I looked at https://www.elastic.co/guide/en/elasticsearch/reference/current/search-aggregations-bucket-significantterms-aggregation.html, but that seems to assume even more denormalization, so that, for example, a full text search would pick up common terms (like the name of the same VENDOR) in a query result.

Hopefully, I am too new at this to know there is a simple solution used by those with similar data. I hope to learn that in your response.

How do I track those relationships?

Do you need to?

I mean that the main questions to ask yourself are about the What and then think about the How.

  • So what are my users going to search for?
  • What kind of information do they need to search for those entities?

That's IMHO the main major questions to ask before trying to think about the implementation. I'm used to say at conferences that forgetting about all the stuff you learned at school about Relational Databases is one of the hardest thing to do when you want to play with Document Oriented systems. It's really not that easy to change your mindset, specifically when you did that for years. At least, that was my experience when I introduced Elasticsearch and CouchDB at $job-1.

I tried to explain my thoughts there:

I hope this can help.

1 Like

Just to keep from being confused by terminology, I will use the word
'Paper' instead of 'Document'.

Sure, they can easily find any paper. That's the easy part. But in my
schema, there are People associated with every Paper: 1) The people that
wrote it, and 2) the people affected by it. In my current schema, those are
two different models. Since a Person is not a Paper, these are different
types. And my users are very much going to want to search for the People
connected to any Paper that affects them. But it gets more complex than
that.

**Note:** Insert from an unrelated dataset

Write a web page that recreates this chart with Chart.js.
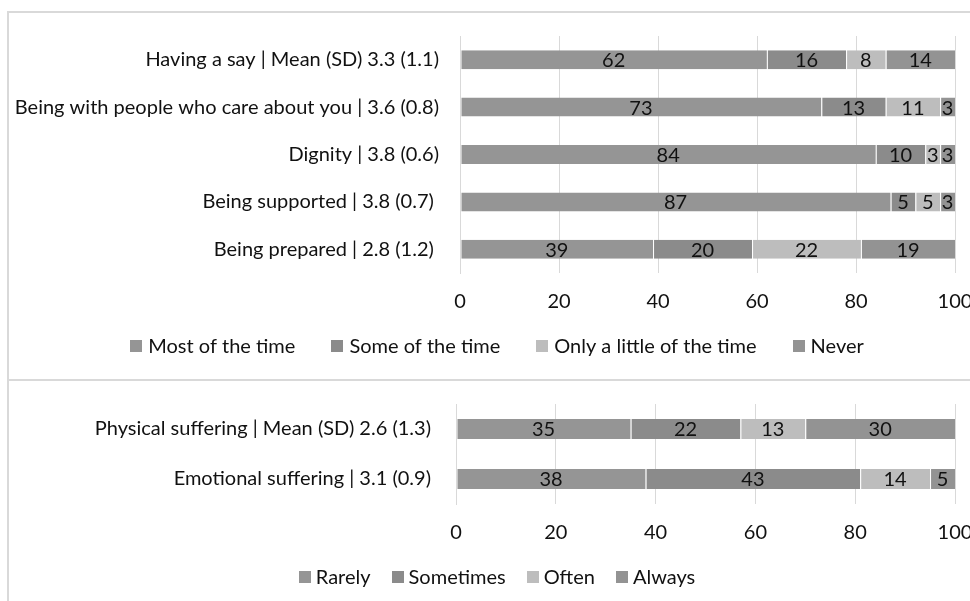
<!DOCTYPE html>
<html><head><meta charset="utf-8">
<script src="https://cdn.jsdelivr.net/npm/chart.js@4.4.1/dist/chart.umd.min.js"></script>
<style>
html,body{margin:0;padding:0;background:#fff;width:970px;height:601px;overflow:hidden;}
#box1{position:absolute;left:7px;top:11px;width:963px;height:368px;border-top:2px solid #d9d9d9;border-left:2px solid #d9d9d9;box-sizing:border-box;}
#box2{position:absolute;left:7px;top:379px;width:963px;height:222px;border-top:2px solid #d9d9d9;border-left:2px solid #d9d9d9;box-sizing:border-box;}
#c1,#c2{display:block;}
</style>
</head><body>
<div id="box1"><canvas id="c1"></canvas></div>
<div id="box2"><canvas id="c2"></canvas></div>
<script>
// ---- data ----
const topCategories = [
  'Having a say | Mean (SD) 3.3 (1.1)',
  'Being with people who care about you | 3.6 (0.8)',
  'Dignity | 3.8 (0.6)',
  'Being supported | 3.8 (0.7) ',
  'Being prepared | 2.8 (1.2) '
];
const topSeriesNames = ['Most of the time', 'Some of the time', 'Only a little of the time', 'Never'];
const mostOfTheTime = [62, 73, 84, 87, 39];
const someOfTheTime = [16, 13, 10, 5, 20];
const onlyALittle   = [8, 11, 3, 5, 22];
const never         = [14, 3, 3, 3, 19];

const bottomCategories = [
  'Physical suffering | Mean (SD) 2.6 (1.3)',
  'Emotional suffering | 3.1 (0.9)'
];
const bottomSeriesNames = ['Rarely', 'Sometimes', 'Often', 'Always'];
const rarely    = [35, 38];
const sometimes = [22, 43];
const often     = [13, 14];
const always    = [30, 5];

const xTicks = [0, 20, 40, 60, 80, 100];

// ---- styling ----
const FONT = 'Lato';
const FS = 20;
const TEXT = '#111111';
const GRID = '#d9d9d9';
const colors = ['#959595', '#8b8b8b', '#bdbdbd', '#939393'];

Chart.defaults.font.family = FONT;
Chart.defaults.font.size = FS;
Chart.defaults.color = TEXT;
Chart.defaults.animation = false;

function zeroPad(scale) {
  scale.paddingTop = 0; scale.paddingBottom = 0;
  scale.paddingLeft = 0; scale.paddingRight = 0;
}

const dataLabelPlugin = {
  id: 'segLabels',
  afterDatasetsDraw(chart) {
    const ctx = chart.ctx;
    ctx.save();
    ctx.font = FS + 'px ' + FONT;
    ctx.fillStyle = TEXT;
    ctx.textAlign = 'center';
    ctx.textBaseline = 'middle';
    chart.data.datasets.forEach((ds, di) => {
      const meta = chart.getDatasetMeta(di);
      meta.data.forEach((bar, i) => {
        const v = ds.data[i];
        const cx = (bar.x + bar.base) / 2;
        ctx.fillText(String(v), cx, bar.y + 1);
      });
    });
    ctx.restore();
  }
};

function legendPlugin(cfg) {
  return {
    id: 'customLegend',
    afterDraw(chart) {
      const ctx = chart.ctx;
      ctx.save();
      ctx.font = FS + 'px ' + FONT;
      ctx.textBaseline = 'middle';
      ctx.textAlign = 'left';
      const items = chart.data.datasets.map(ds => ({
        text: ds.label, color: ds.backgroundColor,
        w: cfg.box + cfg.boxGap + ctx.measureText(ds.label).width
      }));
      const total = items.reduce((s, it) => s + it.w, 0) + cfg.itemGap * (items.length - 1);
      let x = cfg.centerX - total / 2;
      items.forEach(it => {
        ctx.fillStyle = it.color;
        ctx.fillRect(Math.round(x), Math.round(cfg.y - cfg.box / 2), cfg.box, cfg.box);
        ctx.fillStyle = TEXT;
        ctx.fillText(it.text, x + cfg.box + cfg.boxGap, cfg.y + 1);
        x += it.w + cfg.itemGap;
      });
      ctx.restore();
    }
  };
}

function makeChart(id, w, h, cats, names, series, opt) {
  const canvas = document.getElementById(id);
  canvas.width = w; canvas.height = h;
  canvas.style.width = w + 'px'; canvas.style.height = h + 'px';
  return new Chart(canvas, {
    type: 'bar',
    data: {
      labels: cats,
      datasets: series.map((d, i) => ({
        label: names[i],
        data: d,
        backgroundColor: colors[i],
        borderColor: 'rgba(255,255,255,0.18)',
        borderWidth: {left: 1, right: 0, top: 0, bottom: 0},
        borderSkipped: false,
        barPercentage: 0.4,
        categoryPercentage: 1.0
      }))
    },
    options: {
      indexAxis: 'y',
      responsive: false,
      maintainAspectRatio: false,
      devicePixelRatio: 1,
      layout: { padding: { top: opt.padTop, right: opt.padRight, bottom: opt.padBottom, left: 0 } },
      plugins: { legend: { display: false }, tooltip: { enabled: false } },
      scales: {
        x: {
          stacked: true,
          min: 0, max: 100,
          afterBuildTicks(scale) { scale.ticks = xTicks.map(v => ({ value: v })); },
          afterFit(scale) { scale.height = opt.xH; zeroPad(scale); },
          grid: { color: GRID, lineWidth: 1, drawTicks: false },
          border: { display: false },
          ticks: { padding: opt.xPad, color: TEXT, maxRotation: 0, font: { size: FS, family: FONT } }
        },
        y: {
          stacked: true,
          grid: { display: false, drawTicks: false },
          border: { display: true, color: GRID, width: 1 },
          afterFit(scale) { scale.width = opt.yWidth; zeroPad(scale); },
          ticks: { padding: opt.yPad, color: TEXT, font: { size: FS, family: FONT } }
        }
      }
    },
    plugins: [dataLabelPlugin, legendPlugin(opt.legend)]
  });
}

makeChart('c1', 961, 366, topCategories, topSeriesNames,
  [mostOfTheTime, someOfTheTime, onlyALittle, never],
  { padTop: 23, padRight: 15, padBottom: 67, xH: 39, xPad: 17, yWidth: 451, yPad: 21,
    legend: { centerX: 488, y: 333, box: 12, boxGap: 6, itemGap: 36 } });

makeChart('c2', 961, 220, bottomCategories, bottomSeriesNames,
  [rarely, sometimes, often, always],
  { padTop: 23, padRight: 15, padBottom: 56, xH: 41, xPad: 17, yWidth: 447, yPad: 25,
    legend: { centerX: 488, y: 196, box: 12, boxGap: 5, itemGap: 21 } });
</script>
</body></html>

Every Paper has a Topic. In fact, it might have more than one Topic.
Paper 19 might refer to Paper 12. But it might not say anything about Paper
8, even though both 8 and 19 are on the same Topic! So the best, maybe
only, way to find 8 from 19 is by Topic, unless they both come up in the
same term query - which will depend entirely on the effectiveness of the
synonym associations. This simple example has already generated 4 types,
which can't be in the same Document, because they are different types, and
can't be 3 generation because that's no longer recommended and not really
an accurate model of their relationship anyway.

This might be a deal breaker for me, and that is terribly disappointing. I
was really excited about the speed and potential of Elasticsearch, but now
I don't see how I can make it work - especially since my most central - if
not most important - table, is a recursive many to many!

“None of you has faith until he loves for his brother or his neighbor what
he loves for himself.”

If I try to sum up what you said in what a user can search for. Let's start easy and step by step to make sure I understand the use case.

So you have a paper which is your top level object, and you first want to be able to search for a paper that has been written by someone.
Let say we store papers as something like:

PUT papers/doc/1
{
  "title": "foo",
  "topic": "a very good topic",
  "authors": [ {
    "name": "me"
  }, {
    "name": "you"
  }]
}

Is that the right first step that will answer some (most?) of your users queries?

Then I think you are may be looking for something close to recommandations. If so, I believe that the Graph feature we have in x-pack might be helpful to help you to connect the documents. May be @Mark_Harwood can say more.

Ok, thanks. I will take a look at the Graph feature and come back to you and or Mark with more questions.

@Mark_Harwood I looked at the video on graph that you did just before it came out. My disappointment has been salved and my excitement has returned. Now I have a specific use case to ask about. From what I gather, the graph depends first and foremost on the significant terms already being indexed, like in a field, or by parsing them out of user queries. My question, then, is what about significant term discovery? For example, going back to my Paper example, let's say I have a term, 'green shoe laces' in the the text of some of my Papers. It's an old term, been around a long time, but not high frequency, and not separated out as any kind of type or category. Suddenly, a new use for green shoe laces is discovered, and it explodes in frequency in my Papers. So, the question:

How do I discover what are significant terms in the first place? Particularly if it is in raw text in a large set of text documents (Papers)? I might know what most of them are in general, but there are so many of them, maybe thousands, that I don't want to create categories for each of them by hand, or I don't have the manpower to do so. Is there a way to discover these terms, so that I can then make them significant, and follow the relationships that would thereafter be generated, among users, or types of users, or time, (timelion?) or frequency, relation to other significant terms, well known or newly discovered in the data?

I know that you talked about the Enron use case. Have there been improvements or new workarounds in finding these things in distributed systems? Thanks!

This topic was automatically closed 28 days after the last reply. New replies are no longer allowed.